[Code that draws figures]
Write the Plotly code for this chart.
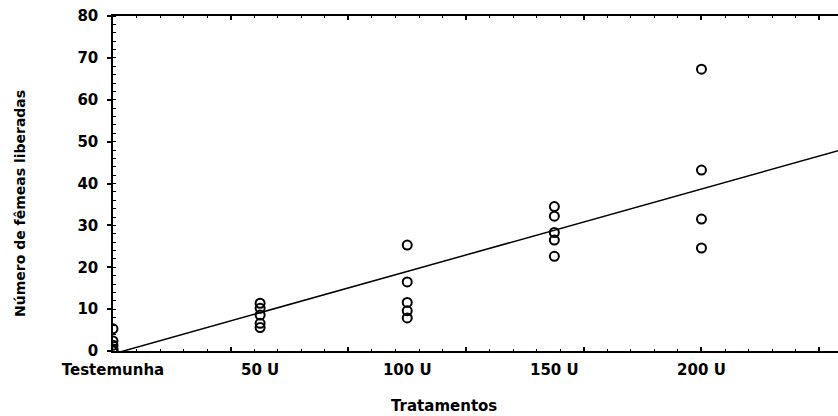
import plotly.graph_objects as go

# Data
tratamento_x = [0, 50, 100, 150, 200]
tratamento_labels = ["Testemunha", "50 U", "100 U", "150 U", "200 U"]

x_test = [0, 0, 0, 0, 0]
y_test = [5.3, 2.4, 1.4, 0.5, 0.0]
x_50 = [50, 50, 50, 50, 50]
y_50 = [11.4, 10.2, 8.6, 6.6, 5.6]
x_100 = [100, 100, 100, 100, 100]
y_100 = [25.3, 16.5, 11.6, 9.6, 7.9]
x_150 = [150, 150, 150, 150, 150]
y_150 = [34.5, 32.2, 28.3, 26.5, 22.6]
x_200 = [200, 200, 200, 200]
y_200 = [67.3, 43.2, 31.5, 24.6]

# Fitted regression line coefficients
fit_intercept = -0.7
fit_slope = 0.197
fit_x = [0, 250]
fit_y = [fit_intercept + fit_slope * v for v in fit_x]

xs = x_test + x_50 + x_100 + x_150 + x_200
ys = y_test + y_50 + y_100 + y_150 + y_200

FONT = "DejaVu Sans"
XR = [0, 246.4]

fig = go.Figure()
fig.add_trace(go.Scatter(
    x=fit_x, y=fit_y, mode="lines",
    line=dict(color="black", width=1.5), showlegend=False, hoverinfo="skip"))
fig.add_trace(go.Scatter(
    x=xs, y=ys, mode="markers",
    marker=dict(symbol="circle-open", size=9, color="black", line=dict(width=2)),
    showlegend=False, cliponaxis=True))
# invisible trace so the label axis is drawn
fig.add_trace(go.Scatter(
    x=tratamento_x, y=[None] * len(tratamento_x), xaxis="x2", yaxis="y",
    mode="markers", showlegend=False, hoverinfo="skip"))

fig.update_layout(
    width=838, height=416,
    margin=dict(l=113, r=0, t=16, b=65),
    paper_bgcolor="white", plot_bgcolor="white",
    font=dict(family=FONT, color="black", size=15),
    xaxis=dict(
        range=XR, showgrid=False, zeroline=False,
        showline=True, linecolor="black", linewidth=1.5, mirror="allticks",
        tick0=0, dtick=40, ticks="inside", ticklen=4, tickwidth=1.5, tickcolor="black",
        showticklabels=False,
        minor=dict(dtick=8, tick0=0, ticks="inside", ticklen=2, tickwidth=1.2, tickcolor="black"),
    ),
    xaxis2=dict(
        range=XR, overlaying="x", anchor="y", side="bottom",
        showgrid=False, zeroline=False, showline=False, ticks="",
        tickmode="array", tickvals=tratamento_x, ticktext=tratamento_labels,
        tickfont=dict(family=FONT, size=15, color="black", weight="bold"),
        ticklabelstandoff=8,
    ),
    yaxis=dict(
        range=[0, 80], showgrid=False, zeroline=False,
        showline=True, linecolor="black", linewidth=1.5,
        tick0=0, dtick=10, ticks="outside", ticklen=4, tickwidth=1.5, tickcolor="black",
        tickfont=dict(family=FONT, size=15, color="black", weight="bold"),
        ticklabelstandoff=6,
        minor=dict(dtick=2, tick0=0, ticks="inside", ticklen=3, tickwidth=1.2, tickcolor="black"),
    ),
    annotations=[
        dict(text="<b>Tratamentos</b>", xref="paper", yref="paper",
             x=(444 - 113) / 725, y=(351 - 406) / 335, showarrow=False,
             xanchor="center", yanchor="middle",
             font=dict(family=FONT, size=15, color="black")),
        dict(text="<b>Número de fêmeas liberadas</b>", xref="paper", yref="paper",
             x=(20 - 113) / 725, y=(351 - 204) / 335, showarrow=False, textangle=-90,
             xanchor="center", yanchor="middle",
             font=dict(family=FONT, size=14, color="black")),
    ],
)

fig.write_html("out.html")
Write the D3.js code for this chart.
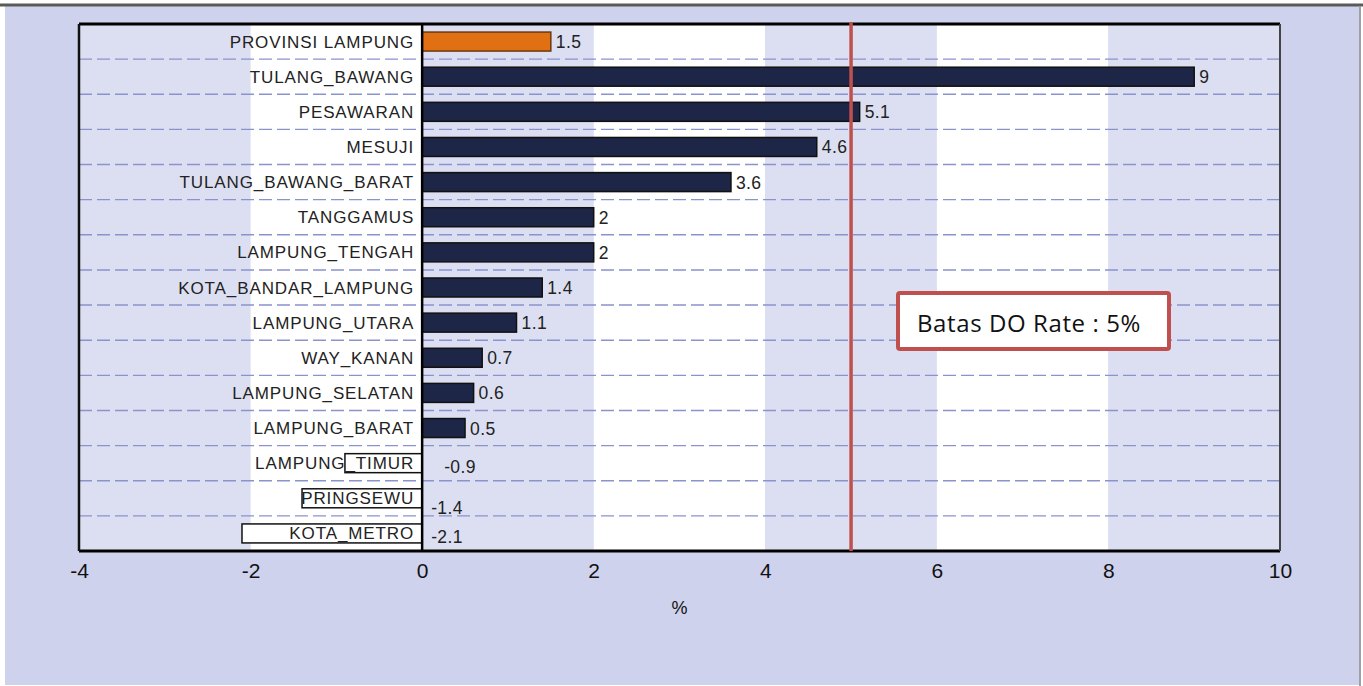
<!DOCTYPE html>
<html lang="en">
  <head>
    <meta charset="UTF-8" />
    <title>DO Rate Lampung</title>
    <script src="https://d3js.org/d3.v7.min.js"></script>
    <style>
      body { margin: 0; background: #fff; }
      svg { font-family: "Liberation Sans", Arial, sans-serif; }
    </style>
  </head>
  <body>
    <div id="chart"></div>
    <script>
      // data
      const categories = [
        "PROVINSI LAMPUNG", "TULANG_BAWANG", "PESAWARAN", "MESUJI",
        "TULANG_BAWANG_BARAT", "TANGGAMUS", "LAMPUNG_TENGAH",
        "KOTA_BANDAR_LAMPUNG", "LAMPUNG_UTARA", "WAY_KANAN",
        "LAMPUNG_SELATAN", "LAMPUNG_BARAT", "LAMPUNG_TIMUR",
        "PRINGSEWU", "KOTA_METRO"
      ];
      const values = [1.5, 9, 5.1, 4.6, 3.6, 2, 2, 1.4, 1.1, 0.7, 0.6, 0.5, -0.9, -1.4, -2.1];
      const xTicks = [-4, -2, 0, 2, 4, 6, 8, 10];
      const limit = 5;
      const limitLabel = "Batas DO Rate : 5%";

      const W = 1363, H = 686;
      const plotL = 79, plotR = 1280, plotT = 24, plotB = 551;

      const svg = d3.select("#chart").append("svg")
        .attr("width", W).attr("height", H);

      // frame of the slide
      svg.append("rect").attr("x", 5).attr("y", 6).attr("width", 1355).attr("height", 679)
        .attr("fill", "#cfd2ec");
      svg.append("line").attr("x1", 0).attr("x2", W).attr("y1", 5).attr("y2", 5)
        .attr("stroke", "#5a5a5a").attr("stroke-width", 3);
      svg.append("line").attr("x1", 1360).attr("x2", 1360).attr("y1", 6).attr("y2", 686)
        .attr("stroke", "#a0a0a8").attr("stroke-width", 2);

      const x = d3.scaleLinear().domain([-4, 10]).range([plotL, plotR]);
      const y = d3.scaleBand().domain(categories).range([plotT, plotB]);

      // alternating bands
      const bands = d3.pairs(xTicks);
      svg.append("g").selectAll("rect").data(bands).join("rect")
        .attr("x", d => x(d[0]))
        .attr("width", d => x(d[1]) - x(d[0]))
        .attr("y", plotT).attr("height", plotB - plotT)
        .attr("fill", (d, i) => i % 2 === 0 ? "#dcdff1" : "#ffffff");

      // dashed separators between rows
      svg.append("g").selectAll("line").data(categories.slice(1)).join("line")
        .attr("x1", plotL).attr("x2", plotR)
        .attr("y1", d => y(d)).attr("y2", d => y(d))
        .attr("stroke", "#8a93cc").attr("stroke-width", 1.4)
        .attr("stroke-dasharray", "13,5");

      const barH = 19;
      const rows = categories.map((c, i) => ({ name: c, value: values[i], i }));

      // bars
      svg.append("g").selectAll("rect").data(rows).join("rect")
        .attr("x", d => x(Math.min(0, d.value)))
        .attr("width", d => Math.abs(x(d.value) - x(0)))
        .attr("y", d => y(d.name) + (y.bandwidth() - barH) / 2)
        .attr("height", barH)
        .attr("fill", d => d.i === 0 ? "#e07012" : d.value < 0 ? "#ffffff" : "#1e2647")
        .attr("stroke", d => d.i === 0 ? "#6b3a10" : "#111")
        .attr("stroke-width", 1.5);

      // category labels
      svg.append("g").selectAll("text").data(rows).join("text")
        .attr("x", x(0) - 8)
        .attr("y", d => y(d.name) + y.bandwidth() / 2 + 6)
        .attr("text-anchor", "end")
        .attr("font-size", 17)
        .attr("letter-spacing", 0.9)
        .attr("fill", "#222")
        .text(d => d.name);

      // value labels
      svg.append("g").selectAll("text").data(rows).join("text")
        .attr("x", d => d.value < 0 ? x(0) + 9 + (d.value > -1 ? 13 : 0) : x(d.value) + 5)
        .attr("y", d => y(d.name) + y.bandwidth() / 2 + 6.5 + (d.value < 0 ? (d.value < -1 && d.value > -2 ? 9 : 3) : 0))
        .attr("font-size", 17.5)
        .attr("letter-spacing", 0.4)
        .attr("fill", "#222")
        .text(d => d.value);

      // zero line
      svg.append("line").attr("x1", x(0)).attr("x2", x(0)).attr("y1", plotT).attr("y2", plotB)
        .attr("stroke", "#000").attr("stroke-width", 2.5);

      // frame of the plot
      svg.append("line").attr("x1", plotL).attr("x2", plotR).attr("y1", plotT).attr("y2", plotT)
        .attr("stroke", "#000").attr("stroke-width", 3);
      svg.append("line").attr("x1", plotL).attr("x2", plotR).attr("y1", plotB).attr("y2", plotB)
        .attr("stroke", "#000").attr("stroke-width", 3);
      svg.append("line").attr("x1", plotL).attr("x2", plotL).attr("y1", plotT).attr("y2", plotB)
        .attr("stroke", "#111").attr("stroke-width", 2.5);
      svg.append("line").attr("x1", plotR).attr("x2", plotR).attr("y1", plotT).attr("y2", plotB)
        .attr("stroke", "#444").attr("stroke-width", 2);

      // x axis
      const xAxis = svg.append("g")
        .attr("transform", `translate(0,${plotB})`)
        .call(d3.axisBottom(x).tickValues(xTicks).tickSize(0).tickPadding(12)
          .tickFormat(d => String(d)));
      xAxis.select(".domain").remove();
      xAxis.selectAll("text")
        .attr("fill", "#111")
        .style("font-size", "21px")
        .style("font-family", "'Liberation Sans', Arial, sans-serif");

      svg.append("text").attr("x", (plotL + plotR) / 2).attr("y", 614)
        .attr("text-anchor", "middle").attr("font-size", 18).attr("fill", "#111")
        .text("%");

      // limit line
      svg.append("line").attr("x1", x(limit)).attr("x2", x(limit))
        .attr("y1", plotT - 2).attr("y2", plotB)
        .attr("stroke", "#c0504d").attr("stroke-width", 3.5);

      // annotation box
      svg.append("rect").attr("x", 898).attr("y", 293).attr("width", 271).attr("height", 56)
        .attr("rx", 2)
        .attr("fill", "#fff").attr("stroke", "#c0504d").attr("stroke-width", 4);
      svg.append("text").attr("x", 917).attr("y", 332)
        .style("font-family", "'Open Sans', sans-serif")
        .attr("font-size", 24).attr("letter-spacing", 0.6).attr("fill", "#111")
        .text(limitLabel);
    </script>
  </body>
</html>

## REQUIRED TASK:
From the entries above, pull out each line that includes "chart".

## EXERCISE RESULT:
Write the Plotly code for this chart.
Write the D3.js code for this chart.
    <div id="chart"></div>
      const svg = d3.select("#chart").append("svg")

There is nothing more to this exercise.